Os Beatles eram garotos na faixa dos 20 anos e aparentemente não se preocupavam em medir o efeito da avalancha que tinham provocado. De qualquer maneira, ver ou rever o documentário dirigido pelos irmãos Albert e David Maysles é sempre prazeroso, especialmente nos extras, com cenas de bastidores e depoimentos do sempre simpático Albert. A graça do filme, especialmente nas cenas de bastidores, deve-se ao grau de intimidade com que se relacionam os astros e os Maysles. “Este filme marcou o início de um novo tipo de documentário por causa da tecnologia que nos permitiu chegar tão perto das pessoas que estávamos filmando”, conta Albert. “Já me disseram que não é mais possível estar em situações tão íntimas com uma câmera porque as pessoas estão tão conscientes delas, que não agem mais naturalmente.” Ele discorda. “Essa não foi minha experiência. Depende de quem está tentando ter o acesso às pessoas, como olham para elas”, ensina.

O segredo é conquistar a simpatia e ter como objetivo mostrar como essas pessoas são. Por isso, os Maysles conseguiram registrar cenas tão espontâneas, como a noitada no ultralotado clube Peppermint Lounge. Levados pelo disc-jóquei Murray the K, foi lá que beberam e dançaram muito, depois da terceira aparição no programa de TV The Ed Sullivan Show, que foi visto por 73 milhões de pessoas, a maior audiência da TV americana até então. Àquela altura eles tinham três singles -Please Please Me, She Loves You e I Wanna Hold Your Hand – no topo da parada em Nova York, simultaneamente. Harrison disse certa vez, impressionado, ter sabido que enquanto eles estavam no ar, nenhum crime ou poucos haviam sido registrados nos Estados Unidos.

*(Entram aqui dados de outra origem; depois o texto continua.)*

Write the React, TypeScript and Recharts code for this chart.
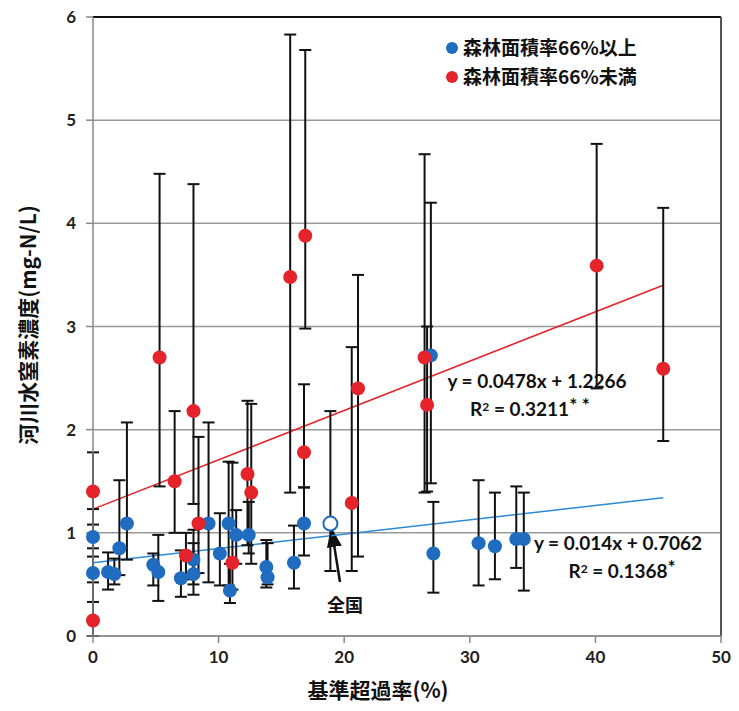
import React from 'react';
import { ScatterChart, Scatter, XAxis, YAxis, CartesianGrid, ErrorBar, ReferenceLine } from 'recharts';

// 森林面積率66%以上 (blue)
const highX = [0, 0, 1.2, 1.7, 2.1, 2.7, 4.8, 5.2, 7.0, 8.0, 8.0, 9.2, 10.1, 10.8, 10.9, 11.4, 12.4, 13.8, 13.9, 16.0, 16.8, 26.9, 27.1, 30.7, 32.0, 33.7, 34.3];
const highY = [0.96, 0.61, 0.62, 0.6, 0.85, 1.09, 0.69, 0.62, 0.56, 0.74, 0.6, 1.09, 0.8, 1.09, 0.44, 0.98, 0.98, 0.67, 0.57, 0.71, 1.09, 2.72, 0.8, 0.9, 0.87, 0.94, 0.94];
const highTop = [1.23, 0.85, 0.81, 0.75, 1.51, 2.07, 0.8, 0.98, 0.83, 1.03, 0.9, 2.07, 1.19, 1.69, 0.7, 1.22, 1.3, 0.93, 0.9, 1.07, 1.44, 4.2, 1.3, 1.51, 1.39, 1.45, 1.39];
const highBottom = [0.77, 0.33, 0.45, 0.5, 0.59, 0.74, 0.49, 0.34, 0.38, 0.5, 0.4, 0.52, 0.49, 0.49, 0.32, 0.7, 0.8, 0.47, 0.5, 0.46, 0.78, 1.48, 0.42, 0.49, 0.55, 0.66, 0.44];

// 森林面積率66%未満 (red)
const lowX = [0, 0, 5.3, 6.5, 8.0, 7.4, 8.4, 11.1, 12.3, 12.6, 15.7, 16.9, 16.8, 20.6, 21.1, 26.4, 26.6, 40.1, 45.4];
const lowY = [1.4, 0.15, 2.7, 1.5, 2.18, 0.78, 1.09, 0.71, 1.57, 1.39, 3.48, 3.88, 1.78, 1.29, 2.4, 2.7, 2.24, 3.59, 2.59];
const lowTop = [1.78, 0.52, 4.48, 2.18, 4.38, 1.0, 1.93, 1.68, 2.28, 2.25, 5.83, 5.68, 2.44, 2.8, 3.5, 4.67, 3.0, 4.77, 4.15];
const lowBottom = [1.08, 0.0, 1.45, 1.0, 1.28, 0.55, 0.61, 0.45, 0.88, 0.7, 1.39, 2.98, 1.44, 0.63, 0.77, 1.39, 1.4, 2.4, 1.89];

// 全国
const nationX = [18.9];
const nationY = [1.09];
const nationTop = [2.18];
const nationBottom = [0.63];

// trend lines (start and end)
const redTrendX = [0, 45.4];
const redTrendY = [1.23, 3.4];
const blueTrendX = [0, 45.4];
const blueTrendY = [0.71, 1.34];

const xTicks = [0, 10, 20, 30, 40, 50];
const yTicks = [0, 1, 2, 3, 4, 5, 6];

const BLUE = '#1f6cc0';
const RED = '#e5232b';
const JP = '"Noto Sans CJK JP", "Noto Sans", sans-serif';
const NUM = 'Lato, "Open Sans", sans-serif';

const build = (xs: number[], ys: number[], tops: number[], bottoms: number[]) =>
  xs.map((x, i) => ({ x, y: ys[i], err: [ys[i] - bottoms[i], tops[i] - ys[i]] }));

const highData = build(highX, highY, highTop, highBottom);
const lowData = build(lowX, lowY, lowTop, lowBottom);
const nationData = build(nationX, nationY, nationTop, nationBottom);

const dot = (fill: string, stroke?: string) => (props: any) => (
  <circle cx={props.cx} cy={props.cy} r={7} fill={fill} stroke={stroke || fill} strokeWidth={stroke ? 2 : 0} />
);

const tickStyle = { fill: '#222', fontSize: 17, fontWeight: 700, fontFamily: NUM };
const eqStyle = { fontSize: 19, fontWeight: 700, fontFamily: NUM, fill: '#111' };

export default function App() {
  return (
    <div style={{ position: 'absolute', left: 0, top: 0, width: 739, height: 711, background: '#fff' }}>
      <ScatterChart width={739} height={711} margin={{ top: 17, right: 18, bottom: 35, left: 33 }}>
        <defs>
          <marker id="arrowHead" markerWidth="8" markerHeight="8" refX="6" refY="4" orient="auto">
            <path d="M0,1 L8,4 L0,7 z" fill="#111" />
          </marker>
        </defs>
        <CartesianGrid vertical={false} stroke="#999" strokeWidth={1.5} />
        <XAxis
          type="number"
          dataKey="x"
          domain={[0, 50]}
          ticks={xTicks}
          tick={tickStyle}
          tickSize={7}
          tickMargin={8}
          stroke="#888"
          strokeWidth={1.5}
          height={40}
        />
        <YAxis
          type="number"
          dataKey="y"
          domain={[0, 6]}
          ticks={yTicks}
          tick={tickStyle}
          tickSize={7}
          tickMargin={10}
          stroke="#888"
          strokeWidth={1.5}
          width={60}
        />
        <ReferenceLine y={6} stroke="#111" strokeWidth={2} />
        <ReferenceLine x={50} stroke="#555" strokeWidth={2} />
        <ReferenceLine
          segment={[{ x: redTrendX[0], y: redTrendY[0] }, { x: redTrendX[1], y: redTrendY[1] }]}
          stroke={RED}
          strokeWidth={1.5}
        />
        <ReferenceLine
          segment={[{ x: blueTrendX[0], y: blueTrendY[0] }, { x: blueTrendX[1], y: blueTrendY[1] }]}
          stroke="#2a8ad6"
          strokeWidth={1.5}
        />
        <Scatter name="森林面積率66%以上" data={highData} shape={dot(BLUE)} isAnimationActive={false}>
          <ErrorBar dataKey="err" direction="y" width={6} stroke="#111" strokeWidth={2} />
        </Scatter>
        <Scatter name="全国" data={nationData} shape={dot('#fff', BLUE)} isAnimationActive={false}>
          <ErrorBar dataKey="err" direction="y" width={6} stroke="#111" strokeWidth={2} />
        </Scatter>
        <Scatter name="森林面積率66%未満" data={lowData} shape={dot(RED)} isAnimationActive={false}>
          <ErrorBar dataKey="err" direction="y" width={6} stroke="#111" strokeWidth={2} />
        </Scatter>

        {/* legend */}
        <circle cx={452} cy={48} r={6} fill={BLUE} />
        <text x={463} y={55} fontSize={19} fontWeight={700} fontFamily={JP} fill="#111">森林面積率66%以上</text>
        <circle cx={452} cy={77} r={6} fill={RED} />
        <text x={463} y={84} fontSize={19} fontWeight={700} fontFamily={JP} fill="#111">森林面積率66%未満</text>

        {/* regression labels */}
        <text x={537} y={388} textAnchor="middle" {...eqStyle}>y = 0.0478x + 1.2266</text>
        <text x={530} y={416} textAnchor="middle" {...eqStyle}>
          R<tspan dy={-5} fontSize={12}>2</tspan><tspan dy={5}> = 0.3211</tspan><tspan dy={-4}>* *</tspan>
        </text>
        <text x={618} y={550} textAnchor="middle" {...eqStyle}>y = 0.014x + 0.7062</text>
        <text x={622} y={578} textAnchor="middle" {...eqStyle}>
          R<tspan dy={-5} fontSize={12}>2</tspan><tspan dy={5}> = 0.1368</tspan><tspan dy={-4}>*</tspan>
        </text>

        {/* 全国 annotation */}
        <line x1={340} y1={582} x2={332} y2={532} stroke="#111" strokeWidth={2.5} markerEnd="url(#arrowHead)" />
        <text x={345} y={612} textAnchor="middle" fontSize={18} fontWeight={700} fontFamily={JP} fill="#111">全国</text>

        {/* axis titles */}
        <text x={378} y={698} textAnchor="middle" fontSize={21} fontWeight={700} fontFamily={JP} fill="#111">基準超過率(%)</text>
        <text
          x={30}
          y={325}
          transform="rotate(-90 30 325)"
          textAnchor="middle"
          dominantBaseline="middle"
          fontSize={21}
          fontWeight={700}
          fontFamily={JP}
          fill="#111"
        >
          河川水窒素濃度(mg-N/L)
        </text>
      </ScatterChart>
    </div>
  );
}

Saber que estariam no programa mais visto da TV americana e por aquela audiência espantosa os deixou bastante tensos, como confirmou Paul depois. Mas eles não parecem nem um pouco nervosos em cena. Exceto pelas garotas histéricas na platéia – que a câmera capta em situações hilariantes -, os quatro tocam como se estivessem num porão de Liverpool, ou seja, toscamente. Ainda levaria um tempo para se tornarem grandes músicos e compor as melhores canções, mas a excitação inicial já implicava o futuro mais do que promissor. Por enquanto, a imprensa estava mais interessada em saber se eles usavam perucas ou se aquele corte tigela era natural. A platéia maciçamente feminina se ocupava mais em se esgoelar a cada “uhhh” e “yeah” do que propriamente entender o que eles estavam cantando. Isso fica mais nítido na apresentação no Coliseum, um ringue de boxe, em Washington. A gritaria é ensurdecedora.

Por diversas vezes as condições de luz do ambiente era a pior possível para se filmar, mas mais vale o realismo da cena. É o caso da seqüência da família assistindo ao grupo pela tevê e dos tumultuados encontros do quarteto com a imprensa, num dos quais o repórter do Daily News não se conforma de ter de ficar de fora da sessão de fotos, já que representava o jornal de maior circulação do país.

Albert Mysles conta que nem sabia que tipo de música faziam os Beatles quando recebeu a proposta para documentar sua visita à América. Aceitou o trabalho porque o irmão garantiu que eles tinham talento. Quando terminou a filmagem sentiu uma grande tristeza por separar-se dos quatro. “Eles não eram nem nunca foram deslumbrados com a fama, isso faz parte do seu charme”, garante o diretor. Hoje, pelo gatilho do marketing, qualquer zé-mané chega a cantar para o presidente na Casa Branca. Mysles pode parecer ingênuo, mas há 40 anos a história era outra: quer dizer em suma que as celebridades se faziam pelo talento. Basicamente.